With the pictures omitted, write out the entries that follow exactly as they stand.

_Exercise input_
---
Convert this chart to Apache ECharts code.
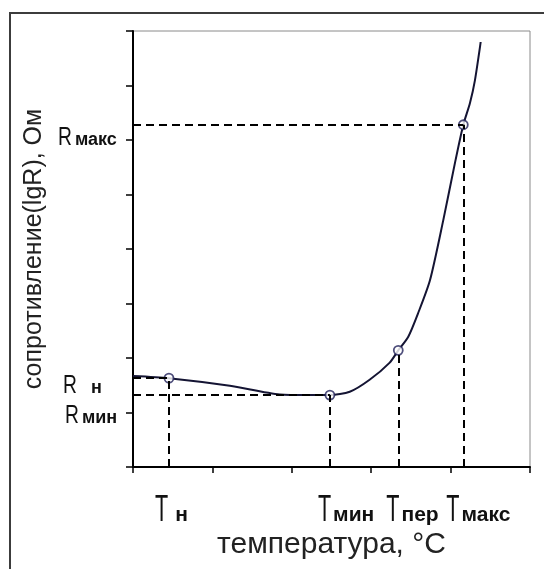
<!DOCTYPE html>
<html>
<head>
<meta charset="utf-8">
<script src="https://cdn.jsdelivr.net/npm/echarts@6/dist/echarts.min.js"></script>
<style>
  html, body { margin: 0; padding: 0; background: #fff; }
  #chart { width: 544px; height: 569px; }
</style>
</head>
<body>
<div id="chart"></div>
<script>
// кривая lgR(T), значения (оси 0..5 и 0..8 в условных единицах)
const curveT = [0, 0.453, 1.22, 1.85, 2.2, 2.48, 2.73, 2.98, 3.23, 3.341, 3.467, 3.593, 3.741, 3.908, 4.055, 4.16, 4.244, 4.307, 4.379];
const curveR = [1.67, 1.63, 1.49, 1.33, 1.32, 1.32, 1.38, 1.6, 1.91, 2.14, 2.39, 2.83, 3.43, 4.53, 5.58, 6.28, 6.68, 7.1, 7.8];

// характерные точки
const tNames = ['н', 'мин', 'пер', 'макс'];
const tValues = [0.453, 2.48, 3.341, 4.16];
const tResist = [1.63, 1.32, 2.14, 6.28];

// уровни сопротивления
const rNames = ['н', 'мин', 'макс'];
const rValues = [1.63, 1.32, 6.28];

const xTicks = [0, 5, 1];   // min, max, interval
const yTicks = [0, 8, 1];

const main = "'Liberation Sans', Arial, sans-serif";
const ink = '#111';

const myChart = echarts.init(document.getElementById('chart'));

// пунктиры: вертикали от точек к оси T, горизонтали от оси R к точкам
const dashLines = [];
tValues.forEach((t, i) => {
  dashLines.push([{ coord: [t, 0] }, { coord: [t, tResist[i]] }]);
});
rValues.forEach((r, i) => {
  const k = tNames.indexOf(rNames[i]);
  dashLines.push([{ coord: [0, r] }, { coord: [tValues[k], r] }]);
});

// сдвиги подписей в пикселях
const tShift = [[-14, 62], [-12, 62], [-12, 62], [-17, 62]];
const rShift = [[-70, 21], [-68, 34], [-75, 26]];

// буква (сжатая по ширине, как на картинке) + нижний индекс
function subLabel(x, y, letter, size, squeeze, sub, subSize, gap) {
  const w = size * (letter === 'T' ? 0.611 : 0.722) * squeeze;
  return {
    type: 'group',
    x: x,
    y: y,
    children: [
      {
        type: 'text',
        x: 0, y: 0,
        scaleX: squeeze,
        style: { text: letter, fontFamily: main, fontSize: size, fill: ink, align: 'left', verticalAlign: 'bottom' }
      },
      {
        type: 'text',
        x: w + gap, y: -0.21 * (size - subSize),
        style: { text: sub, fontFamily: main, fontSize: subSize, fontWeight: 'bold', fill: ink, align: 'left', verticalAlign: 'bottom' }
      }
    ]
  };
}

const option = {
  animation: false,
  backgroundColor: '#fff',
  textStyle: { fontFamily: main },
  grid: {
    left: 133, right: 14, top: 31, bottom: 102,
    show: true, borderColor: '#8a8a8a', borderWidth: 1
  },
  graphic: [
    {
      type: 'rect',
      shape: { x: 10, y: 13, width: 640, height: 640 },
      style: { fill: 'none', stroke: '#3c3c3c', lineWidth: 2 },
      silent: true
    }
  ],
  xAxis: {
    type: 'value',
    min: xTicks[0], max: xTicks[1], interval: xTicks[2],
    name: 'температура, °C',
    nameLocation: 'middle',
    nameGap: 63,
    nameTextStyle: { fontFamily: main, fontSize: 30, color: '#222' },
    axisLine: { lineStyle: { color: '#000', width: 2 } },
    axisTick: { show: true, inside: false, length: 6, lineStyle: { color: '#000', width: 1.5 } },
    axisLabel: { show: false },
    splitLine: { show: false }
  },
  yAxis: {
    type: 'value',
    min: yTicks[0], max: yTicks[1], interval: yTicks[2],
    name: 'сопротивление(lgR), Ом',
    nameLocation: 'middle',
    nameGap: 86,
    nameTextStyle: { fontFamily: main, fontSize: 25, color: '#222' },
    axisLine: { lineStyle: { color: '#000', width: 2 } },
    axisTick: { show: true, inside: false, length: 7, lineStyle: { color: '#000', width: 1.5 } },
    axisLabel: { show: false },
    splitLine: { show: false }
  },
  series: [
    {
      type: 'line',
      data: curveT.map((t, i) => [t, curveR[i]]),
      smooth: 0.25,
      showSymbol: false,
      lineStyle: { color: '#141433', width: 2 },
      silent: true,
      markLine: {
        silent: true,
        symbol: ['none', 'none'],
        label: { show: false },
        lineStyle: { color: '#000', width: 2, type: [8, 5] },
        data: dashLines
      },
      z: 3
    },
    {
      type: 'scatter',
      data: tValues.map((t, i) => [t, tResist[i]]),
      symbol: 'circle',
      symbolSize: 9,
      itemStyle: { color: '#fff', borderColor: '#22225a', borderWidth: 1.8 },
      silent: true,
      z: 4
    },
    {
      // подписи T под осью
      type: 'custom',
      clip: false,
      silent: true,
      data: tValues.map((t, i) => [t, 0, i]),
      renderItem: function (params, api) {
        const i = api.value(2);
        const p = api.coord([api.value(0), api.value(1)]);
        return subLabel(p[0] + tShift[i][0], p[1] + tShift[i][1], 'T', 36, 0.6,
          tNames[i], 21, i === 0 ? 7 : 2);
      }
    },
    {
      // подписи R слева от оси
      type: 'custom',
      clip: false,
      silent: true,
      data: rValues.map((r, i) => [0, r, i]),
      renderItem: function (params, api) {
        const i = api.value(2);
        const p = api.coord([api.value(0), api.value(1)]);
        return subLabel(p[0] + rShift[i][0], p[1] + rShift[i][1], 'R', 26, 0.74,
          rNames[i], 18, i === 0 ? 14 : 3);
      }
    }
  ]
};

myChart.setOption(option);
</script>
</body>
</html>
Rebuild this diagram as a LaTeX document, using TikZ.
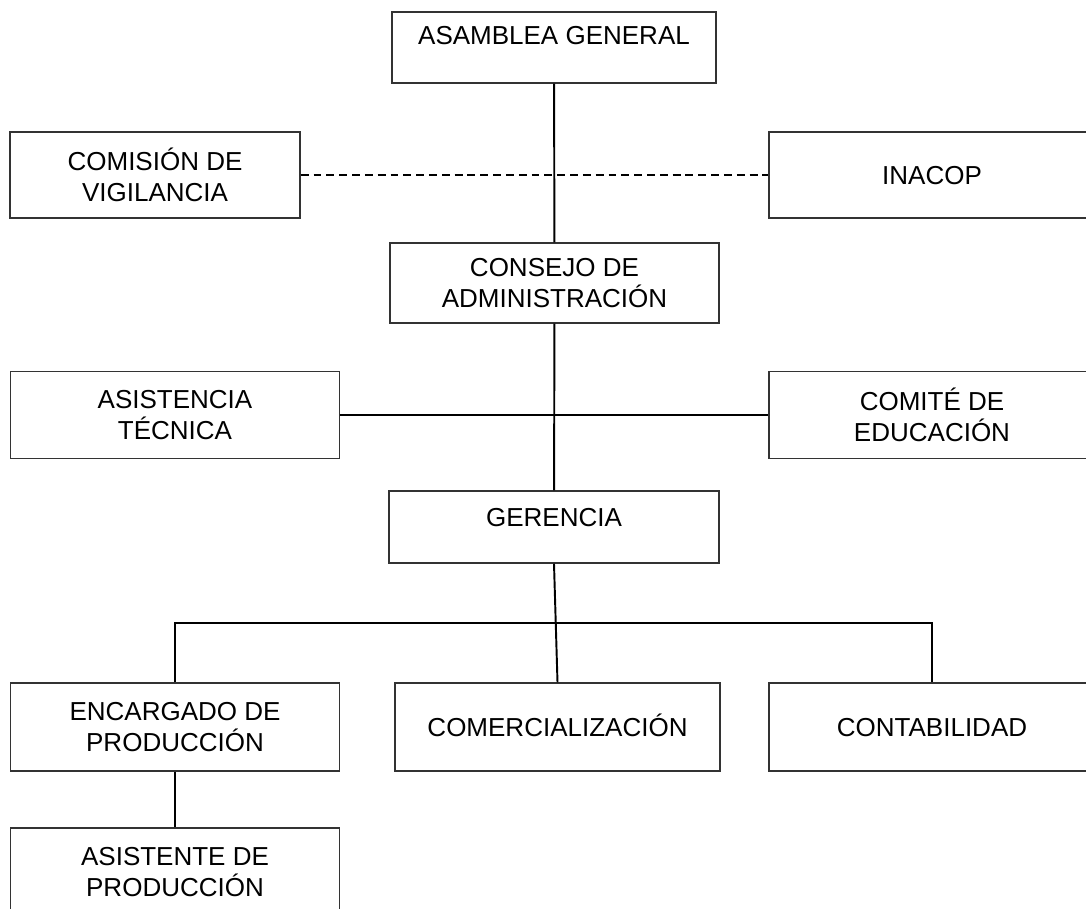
---
_Answer for this exercise_
Convert this chart to Apache ECharts code.
<!DOCTYPE html>
<html>
<head>
<meta charset="utf-8">
<script src="https://cdn.jsdelivr.net/npm/echarts@6/dist/echarts.min.js"></script>
<style>
  html, body { margin: 0; padding: 0; background: #fff; }
  #chart { width: 544px; height: 569px; }
</style>
</head>
<body>
<div id="chart"></div>
<script>
// кривая lgR(T), значения (оси 0..5 и 0..8 в условных единицах)
const curveT = [0, 0.453, 1.22, 1.85, 2.2, 2.48, 2.73, 2.98, 3.23, 3.341, 3.467, 3.593, 3.741, 3.908, 4.055, 4.16, 4.244, 4.307, 4.379];
const curveR = [1.67, 1.63, 1.49, 1.33, 1.32, 1.32, 1.38, 1.6, 1.91, 2.14, 2.39, 2.83, 3.43, 4.53, 5.58, 6.28, 6.68, 7.1, 7.8];

// характерные точки
const tNames = ['н', 'мин', 'пер', 'макс'];
const tValues = [0.453, 2.48, 3.341, 4.16];
const tResist = [1.63, 1.32, 2.14, 6.28];

// уровни сопротивления
const rNames = ['н', 'мин', 'макс'];
const rValues = [1.63, 1.32, 6.28];

const xTicks = [0, 5, 1];   // min, max, interval
const yTicks = [0, 8, 1];

const main = "'Liberation Sans', Arial, sans-serif";
const ink = '#111';

const myChart = echarts.init(document.getElementById('chart'));

// пунктиры: вертикали от точек к оси T, горизонтали от оси R к точкам
const dashLines = [];
tValues.forEach((t, i) => {
  dashLines.push([{ coord: [t, 0] }, { coord: [t, tResist[i]] }]);
});
rValues.forEach((r, i) => {
  const k = tNames.indexOf(rNames[i]);
  dashLines.push([{ coord: [0, r] }, { coord: [tValues[k], r] }]);
});

// сдвиги подписей в пикселях
const tShift = [[-14, 62], [-12, 62], [-12, 62], [-17, 62]];
const rShift = [[-70, 21], [-68, 34], [-75, 26]];

// буква (сжатая по ширине, как на картинке) + нижний индекс
function subLabel(x, y, letter, size, squeeze, sub, subSize, gap) {
  const w = size * (letter === 'T' ? 0.611 : 0.722) * squeeze;
  return {
    type: 'group',
    x: x,
    y: y,
    children: [
      {
        type: 'text',
        x: 0, y: 0,
        scaleX: squeeze,
        style: { text: letter, fontFamily: main, fontSize: size, fill: ink, align: 'left', verticalAlign: 'bottom' }
      },
      {
        type: 'text',
        x: w + gap, y: -0.21 * (size - subSize),
        style: { text: sub, fontFamily: main, fontSize: subSize, fontWeight: 'bold', fill: ink, align: 'left', verticalAlign: 'bottom' }
      }
    ]
  };
}

const option = {
  animation: false,
  backgroundColor: '#fff',
  textStyle: { fontFamily: main },
  grid: {
    left: 133, right: 14, top: 31, bottom: 102,
    show: true, borderColor: '#8a8a8a', borderWidth: 1
  },
  graphic: [
    {
      type: 'rect',
      shape: { x: 10, y: 13, width: 640, height: 640 },
      style: { fill: 'none', stroke: '#3c3c3c', lineWidth: 2 },
      silent: true
    }
  ],
  xAxis: {
    type: 'value',
    min: xTicks[0], max: xTicks[1], interval: xTicks[2],
    name: 'температура, °C',
    nameLocation: 'middle',
    nameGap: 63,
    nameTextStyle: { fontFamily: main, fontSize: 30, color: '#222' },
    axisLine: { lineStyle: { color: '#000', width: 2 } },
    axisTick: { show: true, inside: false, length: 6, lineStyle: { color: '#000', width: 1.5 } },
    axisLabel: { show: false },
    splitLine: { show: false }
  },
  yAxis: {
    type: 'value',
    min: yTicks[0], max: yTicks[1], interval: yTicks[2],
    name: 'сопротивление(lgR), Ом',
    nameLocation: 'middle',
    nameGap: 86,
    nameTextStyle: { fontFamily: main, fontSize: 25, color: '#222' },
    axisLine: { lineStyle: { color: '#000', width: 2 } },
    axisTick: { show: true, inside: false, length: 7, lineStyle: { color: '#000', width: 1.5 } },
    axisLabel: { show: false },
    splitLine: { show: false }
  },
  series: [
    {
      type: 'line',
      data: curveT.map((t, i) => [t, curveR[i]]),
      smooth: 0.25,
      showSymbol: false,
      lineStyle: { color: '#141433', width: 2 },
      silent: true,
      markLine: {
        silent: true,
        symbol: ['none', 'none'],
        label: { show: false },
        lineStyle: { color: '#000', width: 2, type: [8, 5] },
        data: dashLines
      },
      z: 3
    },
    {
      type: 'scatter',
      data: tValues.map((t, i) => [t, tResist[i]]),
      symbol: 'circle',
      symbolSize: 9,
      itemStyle: { color: '#fff', borderColor: '#22225a', borderWidth: 1.8 },
      silent: true,
      z: 4
    },
    {
      // подписи T под осью
      type: 'custom',
      clip: false,
      silent: true,
      data: tValues.map((t, i) => [t, 0, i]),
      renderItem: function (params, api) {
        const i = api.value(2);
        const p = api.coord([api.value(0), api.value(1)]);
        return subLabel(p[0] + tShift[i][0], p[1] + tShift[i][1], 'T', 36, 0.6,
          tNames[i], 21, i === 0 ? 7 : 2);
      }
    },
    {
      // подписи R слева от оси
      type: 'custom',
      clip: false,
      silent: true,
      data: rValues.map((r, i) => [0, r, i]),
      renderItem: function (params, api) {
        const i = api.value(2);
        const p = api.coord([api.value(0), api.value(1)]);
        return subLabel(p[0] + rShift[i][0], p[1] + rShift[i][1], 'R', 26, 0.74,
          rNames[i], 18, i === 0 ? 14 : 3);
      }
    }
  ]
};

myChart.setOption(option);
</script>
</body>
</html>
Rebuild this diagram as a LaTeX document, using TikZ.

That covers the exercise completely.